- Born: March 2, 1945 LaGrande, Oregon
- Died: January 31, 2012 (aged 66) Sunnyside, Washington
- Occupation: Substance Abuse/School Counselor

= John Hughes (counselor) =

John Dennis Hughes (March 3, 1945 – January 31, 2012) was a pioneer in the field of school-based alcohol and drug prevention efforts in the Pacific Northwest. He served in various capacities during his career including positions at the Washington State Office of Superintendent of Public Instruction and the Drug Enforcement Administration.

==Personal life==
Hughes was born in La Grande, Union County, Oregon, in 1945 to Frederick Manson "Tom" Hughes, and Dorothy Velma Hughes (née Wilmers). He was the younger brother of Metro Council President and former Hillsboro Mayor Tom Hughes and the ex-husband of Portland art patron Anne Hughes. He moved to Hillsboro with his family in 1952, where he graduated from Hillsboro High School in 1963. As an adult, he lived in Portland, Hillsboro, Vancouver, Washington, Kingston, Washington, and Sunnyside, Washington, where he retired in 2010, with Regina, his wife of three decades. He was deeply involved in Alcoholics Anonymous and was himself a recovering alcoholic.

==Professional career==
After high school, he worked as a VISTA volunteer, working with Mexican migrant farm workers in the Willamette Valley. While there, he pressed for the migrants themselves to assume a greater leadership role than had been the case prior. He received his Master of Social Work from Portland State University (without ever earning a bachelor's degree).

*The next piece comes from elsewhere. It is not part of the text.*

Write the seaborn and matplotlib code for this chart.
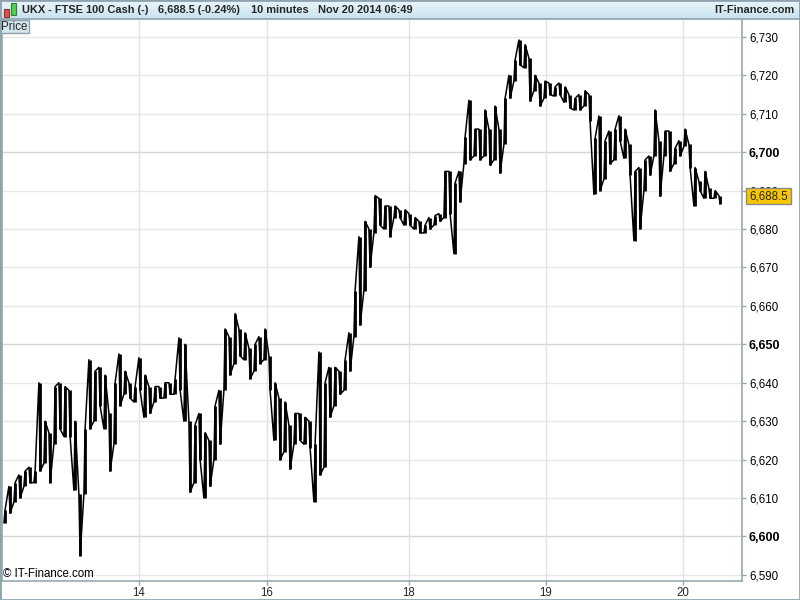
import numpy as np
import pandas as pd
import matplotlib
matplotlib.use("Agg")
import matplotlib.pyplot as plt
from matplotlib.patches import Rectangle
import seaborn as sns

# ---- data: 10-minute bars (high / low) ----
highs = [6607, 6613, 6614, 6616, 6617, 6618, 6617, 6640, 6630, 6627,
         6639, 6640, 6639, 6638, 6630, 6611, 6628, 6646, 6643, 6644,
         6642, 6632, 6640, 6647.5, 6643, 6640, 6639, 6646.5, 6642, 6639,
         6639, 6639, 6640, 6640, 6641, 6651.7, 6650, 6630, 6629, 6632,
         6627, 6625, 6634, 6638, 6654, 6652, 6658, 6654, 6653, 6649,
         6650, 6652, 6654, 6647, 6640, 6636, 6635, 6629, 6632, 6632,
         6631, 6630, 6624, 6648, 6640, 6644, 6644, 6643, 6646, 6653,
         6664, 6678, 6682, 6680, 6688.7, 6688, 6686, 6686, 6686, 6685,
         6685, 6684, 6683, 6682, 6681, 6683, 6683.5, 6684, 6695, 6695,
         6692, 6695, 6704, 6713.5, 6706, 6706, 6711, 6706, 6712, 6706,
         6714, 6720, 6724, 6729.2, 6728, 6724.5, 6720, 6718, 6718.5, 6718,
         6717, 6718, 6717, 6715, 6714, 6715, 6716, 6715, 6703.6, 6709.4,
         6703, 6705.5, 6706, 6709.5, 6706, 6702, 6695, 6696, 6698, 6699,
         6711, 6703, 6705.5, 6705.5, 6701, 6703, 6706, 6702, 6696, 6692.4,
         6695, 6690.6, 6690, 6688.7]
lows = [6603.5, 6606, 6609, 6610, 6613, 6614, 6614, 6617, 6619, 6614,
        6624, 6628, 6626, 6626, 6612, 6595, 6611, 6628, 6630, 6634,
        6628, 6617, 6624, 6634, 6637, 6636, 6635, 6638, 6631, 6632,
        6635, 6636, 6636, 6637, 6637, 6638, 6630, 6611.5, 6614, 6620,
        6610, 6613, 6620, 6624, 6638, 6642, 6645, 6647, 6646, 6641,
        6643, 6645, 6646, 6638, 6625, 6620, 6622, 6617.5, 6624, 6625,
        6624, 6623, 6609, 6616, 6618, 6631, 6634, 6637, 6638, 6643,
        6652, 6655, 6664, 6670, 6679, 6681, 6680, 6678, 6683, 6683,
        6681, 6681, 6680, 6679, 6679, 6680, 6681, 6682, 6683, 6684,
        6673.6, 6687, 6697, 6698, 6699, 6698, 6699, 6696.6, 6698, 6694.5,
        6702, 6714, 6718.5, 6722.7, 6722, 6713.3, 6716, 6712, 6714, 6715,
        6714.6, 6715, 6713, 6711.5, 6711, 6711, 6712, 6708, 6689, 6690,
        6693, 6697, 6698, 6703, 6698.4, 6694, 6677, 6680, 6690, 6694,
        6699, 6688.5, 6699, 6695, 6697, 6699, 6701.5, 6696, 6686, 6690,
        6688, 6688, 6688, 6686.6]
last_price = 6688.5

y_ticks = list(range(6590, 6731, 10))
bold_ticks = [6600, 6650, 6700]
day_labels = ["14", "16", "18", "19", "20"]
day_tick_pos = [26.9, 52.5, 80.9, 108.3, 135.7]

# ---- build path through each bar's range ----
xs, ys = [], []
for i, (h, l) in enumerate(zip(highs, lows)):
    first, second = (l, h) if i % 2 == 0 else (h, l)
    xs += [i - 0.12, i + 0.12]
    ys += [first, second]
df = pd.DataFrame({"bar": xs, "price": ys})

sns.set_theme(style="white")
plt.rcParams["font.family"] = ["Liberation Sans", "DejaVu Sans"]

W, H = 800, 600
fig = plt.figure(figsize=(8, 6), dpi=100)
fig.patch.set_facecolor("white")

def fx(px):
    return px / W

def fy(py):
    return 1 - py / H

# main axes: x 2..742, y 20..581
ax = fig.add_axes([fx(2), fy(581), fx(740), (581 - 20) / H])
ax.set_facecolor("white")
for yt in y_ticks:
    ax.axhline(yt, color="#d6d6d6" if yt in bold_ticks else "#e8e8e8", lw=1, zorder=0)
for xt in day_tick_pos:
    ax.axvline(xt, color="#e2e2e2", lw=1, zorder=0)

idx = np.arange(len(highs))
ax.vlines(idx, lows, highs, color="black", lw=2.0, zorder=2)
sns.lineplot(data=df, x="bar", y="price", sort=False, estimator=None,
             color="black", lw=1.1, ax=ax, zorder=3)

ax.set_xlim(-0.5, 147.5)
ax.set_ylim(6588.4, 6734.4)
ax.set_xlabel("")
ax.set_ylabel("")

ax.yaxis.tick_right()
ax.set_yticks(y_ticks)
ax.set_yticklabels([f"{v:,}" for v in y_ticks])
for lab, v in zip(ax.get_yticklabels(), y_ticks):
    lab.set_fontsize(8.3)
    lab.set_color("black")
    if v in bold_ticks:
        lab.set_fontweight("bold")
        lab.set_fontsize(9)
ax.set_xticks(day_tick_pos)
ax.set_xticklabels(day_labels, fontsize=8.3)
ax.tick_params(axis="both", which="both", length=3, width=1, color="#98a8b0",
               direction="out", pad=2)
ax.tick_params(axis="y", right=True, left=False, labelright=True, labelleft=False)
ax.tick_params(axis="x", bottom=True, pad=1)

for s in ["left", "right", "bottom"]:
    ax.spines[s].set_color("#98a8b0")
    ax.spines[s].set_linewidth(1.2)
ax.spines["top"].set_visible(False)

# watermark
ax.text(0.002, 0.001, "\u00a9 IT-Finance.com", transform=ax.transAxes,
        fontsize=8.3, color="black", ha="left", va="bottom")

# header bar with gradient
hax = fig.add_axes([0, fy(19), 1, 19 / H])
grad = np.linspace(0, 1, 50).reshape(-1, 1)
cmap = matplotlib.colors.LinearSegmentedColormap.from_list("hdr", ["#eaf6fb", "#c9e2ee"])
hax.imshow(grad, aspect="auto", cmap=cmap, extent=[0, 1, 0, 1], origin="upper")
hax.set_xlim(0, 1)
hax.set_ylim(0, 1)
hax.axis("off")
fig.add_artist(Rectangle((0, fy(19)), 1, 19 / H, transform=fig.transFigure,
                         fill=False, ec="#8fa3ae", lw=1.2))

# candle icon
fig.add_artist(Rectangle((fx(4), fy(17)), fx(5), 8 / H, transform=fig.transFigure,
                         fc="#e05050", ec="#903030", lw=0.8))
fig.add_artist(Rectangle((fx(11), fy(15)), fx(5), 12 / H, transform=fig.transFigure,
                         fc="#50d050", ec="#308030", lw=0.8))

hdr_y = fy(10)
hfs = 7.9
fig.text(fx(22), hdr_y, "UKX - FTSE 100 Cash (-)", fontsize=hfs, fontweight="bold", va="center")
fig.text(fx(158), hdr_y, "6,688.5 (-0.24%)", fontsize=hfs, fontweight="bold", va="center")
fig.text(fx(251), hdr_y, "10 minutes", fontsize=hfs, fontweight="bold", va="center")
fig.text(fx(318), hdr_y, "Nov 20 2014 06:49", fontsize=hfs, fontweight="bold", va="center")
fig.text(fx(794), hdr_y, "IT-Finance.com", fontsize=hfs, fontweight="bold", va="center", ha="right")

# "Price" box
fig.add_artist(Rectangle((fx(0), fy(33)), fx(29), 13 / H, transform=fig.transFigure,
                         fc="#d3e6ee", ec="#8fa3ae", lw=1))
fig.text(fx(14.5), fy(26.5), "Price", fontsize=8.3, ha="center", va="center")

# last price tag on the axis
ytag = ax.transData.transform((0, last_price))[1] / fig.dpi / 6.0
fig.add_artist(Rectangle((fx(746), ytag - 8 / H), fx(45), 16 / H, transform=fig.transFigure,
                         fc="#f7c600", ec="#8a8a8a", lw=1, zorder=5))
fig.text(fx(768.5), ytag, f"{last_price:,.1f}", fontsize=8.3, ha="center", va="center", zorder=6)

# outer border
fig.add_artist(Rectangle((0, 0), 1, 1, transform=fig.transFigure, fill=False,
                         ec="#8fa3ae", lw=2))

fig.savefig("out.png", dpi=100)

In the years before his work in the public schools, he worked in private practice as a family therapist, and worked as a support group facilitator in a variety of settings, including work with inmates of the Oregon Department of Corrections. Hughes did extensive work helping those who suffered from substance abuse.

===Work in public education===
In 1981, Hughes took a position with the Evergreen School District as an on-campus intervention expert. His duties included identifying students with substance abuse problems and getting them help, including referrals to alcohol and drug treatment facilities. Hughes moved to Bremerton, where he served as the Director of Drug Education Department, supervising a staff of school interventionists. He instituted reporting mechanisms to monitor their performance. The data from these reports, became part of subsequent government publications and scholarly papers to which Hughes contributed.

Hughes worked for the Washington State Office of Superintendent of Public Instruction in the 1990s and 2000s. There, he served as Director of the Safe and Drug Free Schools Program and as Program Supervisor of Intervention and Prevention Services.

During this time, he also worked in the Washington DC office of the US Justice Department's Drug Enforcement Administration as a Senior Prevention Programs Manager for the department's Demand Reduction Section. While there, as a member of the National Network of Safe and Drug-Free Schools and Communities, he worked to build bridges between the agency and community-based intervention and prevention programs. He oversaw the creation of a formal system of training for technical and community college students aspiring to become substance abuse counselors.

In the early 2000s, Hughes moved to Sunnyside, Washington and took the position of Safe Schools Director. In addition to anti-drug and alcohol efforts he was also responsible for efforts to counter the influence of youth gangs in the Sunnyside area. He aided in the establishment of school-based health programs.

After retirement, he continued to work and remained in Sunnyside until his death.